Exercise materials:

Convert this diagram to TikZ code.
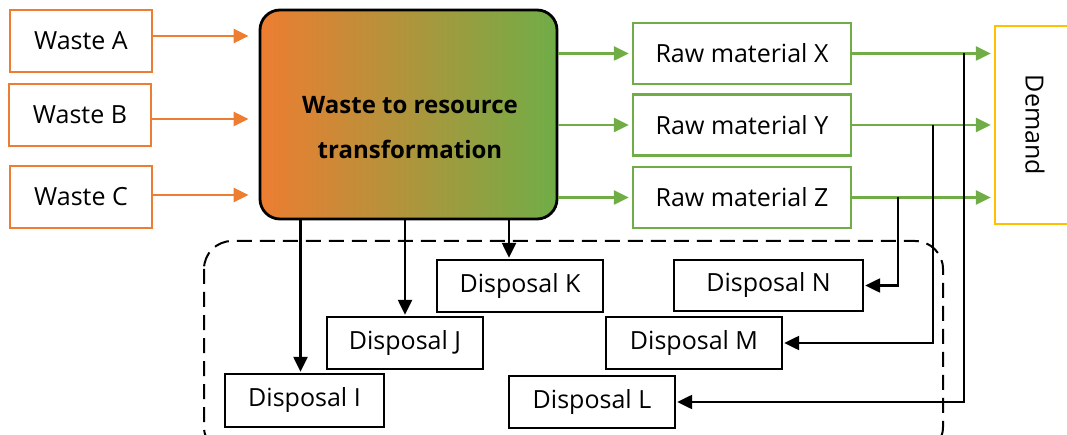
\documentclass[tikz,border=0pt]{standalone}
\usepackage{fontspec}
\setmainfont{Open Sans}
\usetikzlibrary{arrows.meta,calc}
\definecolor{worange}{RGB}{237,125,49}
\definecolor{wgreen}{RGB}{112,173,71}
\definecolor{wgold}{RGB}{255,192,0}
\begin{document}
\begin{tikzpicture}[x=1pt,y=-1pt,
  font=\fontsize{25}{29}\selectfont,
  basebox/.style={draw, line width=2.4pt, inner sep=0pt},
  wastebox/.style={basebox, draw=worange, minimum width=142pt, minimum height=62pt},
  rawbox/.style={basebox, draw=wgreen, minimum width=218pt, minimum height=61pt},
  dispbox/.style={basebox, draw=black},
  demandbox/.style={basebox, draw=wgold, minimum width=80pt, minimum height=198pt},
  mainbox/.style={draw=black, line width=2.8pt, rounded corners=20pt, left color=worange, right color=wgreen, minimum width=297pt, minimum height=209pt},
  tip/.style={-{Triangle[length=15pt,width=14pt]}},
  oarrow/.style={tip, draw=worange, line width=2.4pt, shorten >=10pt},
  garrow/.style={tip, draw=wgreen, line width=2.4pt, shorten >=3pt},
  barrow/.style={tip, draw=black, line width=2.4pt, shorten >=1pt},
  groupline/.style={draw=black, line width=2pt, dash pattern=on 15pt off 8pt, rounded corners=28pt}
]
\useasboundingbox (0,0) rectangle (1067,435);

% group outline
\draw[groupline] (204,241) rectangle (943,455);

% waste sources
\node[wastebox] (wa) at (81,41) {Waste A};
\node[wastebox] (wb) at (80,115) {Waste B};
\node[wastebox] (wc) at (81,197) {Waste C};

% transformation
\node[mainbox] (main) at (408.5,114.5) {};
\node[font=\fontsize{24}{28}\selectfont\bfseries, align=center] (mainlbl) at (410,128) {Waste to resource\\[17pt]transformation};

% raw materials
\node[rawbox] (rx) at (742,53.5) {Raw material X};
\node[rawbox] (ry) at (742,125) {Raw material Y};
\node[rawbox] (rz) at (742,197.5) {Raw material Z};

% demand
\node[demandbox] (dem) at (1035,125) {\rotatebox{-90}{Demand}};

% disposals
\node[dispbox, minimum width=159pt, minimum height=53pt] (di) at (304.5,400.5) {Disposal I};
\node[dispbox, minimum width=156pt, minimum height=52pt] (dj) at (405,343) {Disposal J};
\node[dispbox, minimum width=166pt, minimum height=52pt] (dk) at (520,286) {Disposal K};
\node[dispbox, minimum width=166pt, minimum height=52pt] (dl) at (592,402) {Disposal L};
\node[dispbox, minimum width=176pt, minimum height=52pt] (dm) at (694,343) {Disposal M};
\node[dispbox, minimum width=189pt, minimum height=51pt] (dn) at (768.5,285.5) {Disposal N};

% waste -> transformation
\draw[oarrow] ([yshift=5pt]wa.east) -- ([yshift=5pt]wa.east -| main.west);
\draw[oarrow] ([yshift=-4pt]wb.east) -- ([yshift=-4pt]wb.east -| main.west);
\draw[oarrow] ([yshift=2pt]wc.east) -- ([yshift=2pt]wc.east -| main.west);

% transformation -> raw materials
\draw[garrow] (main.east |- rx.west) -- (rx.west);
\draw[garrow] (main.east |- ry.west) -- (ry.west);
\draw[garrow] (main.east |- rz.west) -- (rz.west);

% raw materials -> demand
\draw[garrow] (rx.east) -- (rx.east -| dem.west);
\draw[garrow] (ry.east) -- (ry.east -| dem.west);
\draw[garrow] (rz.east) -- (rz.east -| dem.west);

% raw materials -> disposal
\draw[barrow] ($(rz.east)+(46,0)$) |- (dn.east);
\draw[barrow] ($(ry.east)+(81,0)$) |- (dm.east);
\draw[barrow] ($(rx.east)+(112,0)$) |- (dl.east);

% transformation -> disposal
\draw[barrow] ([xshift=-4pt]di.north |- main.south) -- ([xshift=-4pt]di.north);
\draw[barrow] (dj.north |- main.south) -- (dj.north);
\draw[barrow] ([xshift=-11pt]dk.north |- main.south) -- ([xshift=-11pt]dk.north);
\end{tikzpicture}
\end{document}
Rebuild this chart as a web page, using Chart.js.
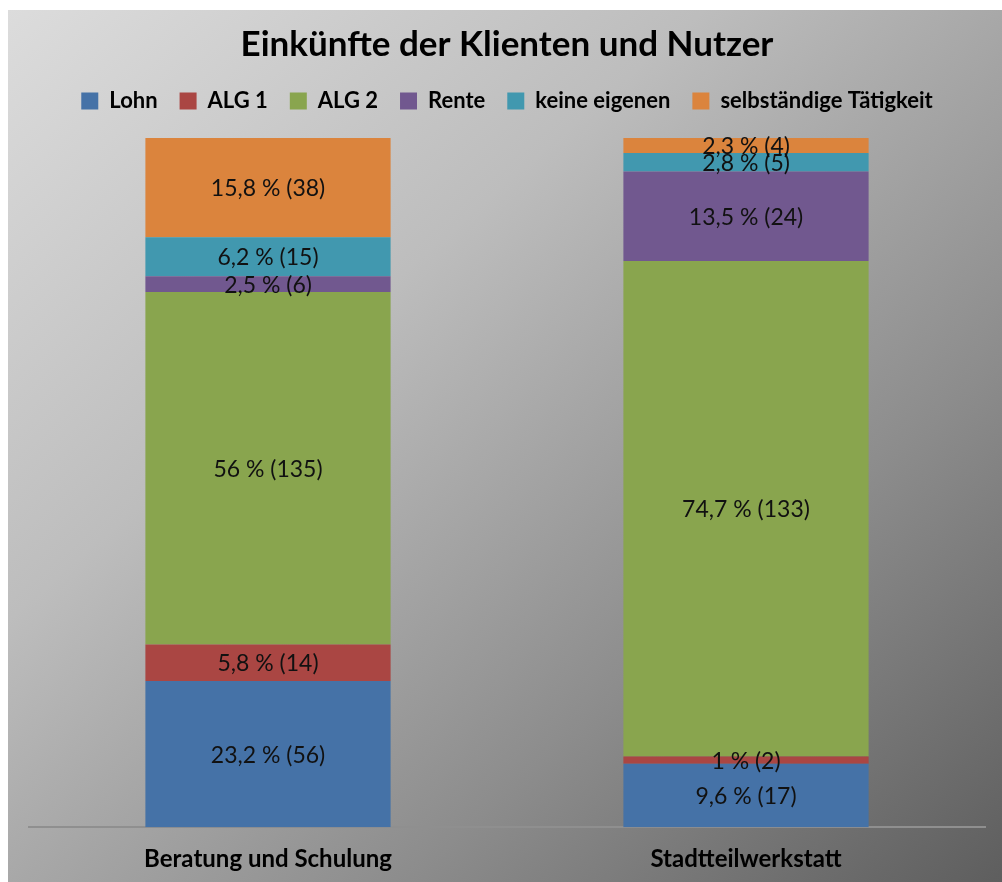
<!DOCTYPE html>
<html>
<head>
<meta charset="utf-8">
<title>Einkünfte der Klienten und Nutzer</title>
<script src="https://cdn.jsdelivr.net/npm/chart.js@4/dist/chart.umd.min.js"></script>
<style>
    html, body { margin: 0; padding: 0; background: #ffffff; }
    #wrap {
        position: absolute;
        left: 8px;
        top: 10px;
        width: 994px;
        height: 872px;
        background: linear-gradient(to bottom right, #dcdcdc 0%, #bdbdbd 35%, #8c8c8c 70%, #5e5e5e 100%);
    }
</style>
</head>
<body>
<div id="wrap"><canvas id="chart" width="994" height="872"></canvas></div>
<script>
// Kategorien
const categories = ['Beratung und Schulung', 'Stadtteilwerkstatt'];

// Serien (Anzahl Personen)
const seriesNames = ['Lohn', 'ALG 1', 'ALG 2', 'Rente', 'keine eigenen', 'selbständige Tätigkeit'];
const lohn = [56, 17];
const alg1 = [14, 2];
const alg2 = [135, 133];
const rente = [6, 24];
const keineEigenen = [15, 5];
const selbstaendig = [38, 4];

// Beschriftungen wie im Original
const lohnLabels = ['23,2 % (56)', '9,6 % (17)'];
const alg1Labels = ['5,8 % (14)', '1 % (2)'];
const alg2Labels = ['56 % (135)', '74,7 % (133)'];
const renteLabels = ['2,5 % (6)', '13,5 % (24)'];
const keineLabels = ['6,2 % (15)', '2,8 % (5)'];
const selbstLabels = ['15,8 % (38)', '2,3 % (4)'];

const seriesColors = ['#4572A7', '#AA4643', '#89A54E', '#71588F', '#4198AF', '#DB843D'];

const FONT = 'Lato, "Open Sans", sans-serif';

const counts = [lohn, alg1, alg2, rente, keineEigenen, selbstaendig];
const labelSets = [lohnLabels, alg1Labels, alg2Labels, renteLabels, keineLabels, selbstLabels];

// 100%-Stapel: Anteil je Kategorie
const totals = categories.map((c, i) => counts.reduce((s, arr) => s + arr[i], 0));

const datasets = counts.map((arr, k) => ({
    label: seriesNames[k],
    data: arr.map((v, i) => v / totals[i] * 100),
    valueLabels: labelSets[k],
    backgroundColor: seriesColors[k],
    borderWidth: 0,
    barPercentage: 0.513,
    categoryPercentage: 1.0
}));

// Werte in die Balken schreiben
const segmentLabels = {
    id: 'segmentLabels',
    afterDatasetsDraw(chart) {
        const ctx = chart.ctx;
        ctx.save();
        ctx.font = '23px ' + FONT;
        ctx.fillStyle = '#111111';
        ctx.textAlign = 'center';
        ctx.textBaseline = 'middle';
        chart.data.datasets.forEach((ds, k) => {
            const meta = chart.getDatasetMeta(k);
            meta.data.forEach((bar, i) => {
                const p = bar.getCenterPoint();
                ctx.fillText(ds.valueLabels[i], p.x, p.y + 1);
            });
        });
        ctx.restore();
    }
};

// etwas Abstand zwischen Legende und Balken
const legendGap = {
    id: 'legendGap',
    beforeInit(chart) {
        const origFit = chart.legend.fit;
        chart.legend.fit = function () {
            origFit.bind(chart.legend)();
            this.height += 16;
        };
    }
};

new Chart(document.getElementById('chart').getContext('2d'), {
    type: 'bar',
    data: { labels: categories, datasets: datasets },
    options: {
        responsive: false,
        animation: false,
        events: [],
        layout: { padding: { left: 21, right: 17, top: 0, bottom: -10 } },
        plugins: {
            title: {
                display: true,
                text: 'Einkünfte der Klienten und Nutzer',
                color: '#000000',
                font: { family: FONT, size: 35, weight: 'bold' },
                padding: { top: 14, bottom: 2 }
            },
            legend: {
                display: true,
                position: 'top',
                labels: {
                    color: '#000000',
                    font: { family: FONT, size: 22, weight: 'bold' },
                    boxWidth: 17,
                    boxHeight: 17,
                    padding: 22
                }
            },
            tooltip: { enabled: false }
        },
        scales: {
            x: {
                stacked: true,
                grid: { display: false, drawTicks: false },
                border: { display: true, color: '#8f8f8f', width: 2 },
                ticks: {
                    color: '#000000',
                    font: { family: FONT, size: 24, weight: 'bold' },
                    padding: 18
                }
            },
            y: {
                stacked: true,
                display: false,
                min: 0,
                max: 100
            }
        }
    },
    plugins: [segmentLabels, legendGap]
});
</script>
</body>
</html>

Job: Everything from the top line of the data down to and including the line with "(wc) at (81,197)" is to be copied, except the pictures.

Correct result:
Convert this diagram to TikZ code.
\documentclass[tikz,border=0pt]{standalone}
\usepackage{fontspec}
\setmainfont{Open Sans}
\usetikzlibrary{arrows.meta,calc}
\definecolor{worange}{RGB}{237,125,49}
\definecolor{wgreen}{RGB}{112,173,71}
\definecolor{wgold}{RGB}{255,192,0}
\begin{document}
\begin{tikzpicture}[x=1pt,y=-1pt,
  font=\fontsize{25}{29}\selectfont,
  basebox/.style={draw, line width=2.4pt, inner sep=0pt},
  wastebox/.style={basebox, draw=worange, minimum width=142pt, minimum height=62pt},
  rawbox/.style={basebox, draw=wgreen, minimum width=218pt, minimum height=61pt},
  dispbox/.style={basebox, draw=black},
  demandbox/.style={basebox, draw=wgold, minimum width=80pt, minimum height=198pt},
  mainbox/.style={draw=black, line width=2.8pt, rounded corners=20pt, left color=worange, right color=wgreen, minimum width=297pt, minimum height=209pt},
  tip/.style={-{Triangle[length=15pt,width=14pt]}},
  oarrow/.style={tip, draw=worange, line width=2.4pt, shorten >=10pt},
  garrow/.style={tip, draw=wgreen, line width=2.4pt, shorten >=3pt},
  barrow/.style={tip, draw=black, line width=2.4pt, shorten >=1pt},
  groupline/.style={draw=black, line width=2pt, dash pattern=on 15pt off 8pt, rounded corners=28pt}
]
\useasboundingbox (0,0) rectangle (1067,435);

% group outline
\draw[groupline] (204,241) rectangle (943,455);

% waste sources
\node[wastebox] (wa) at (81,41) {Waste A};
\node[wastebox] (wb) at (80,115) {Waste B};
\node[wastebox] (wc) at (81,197) {Waste C};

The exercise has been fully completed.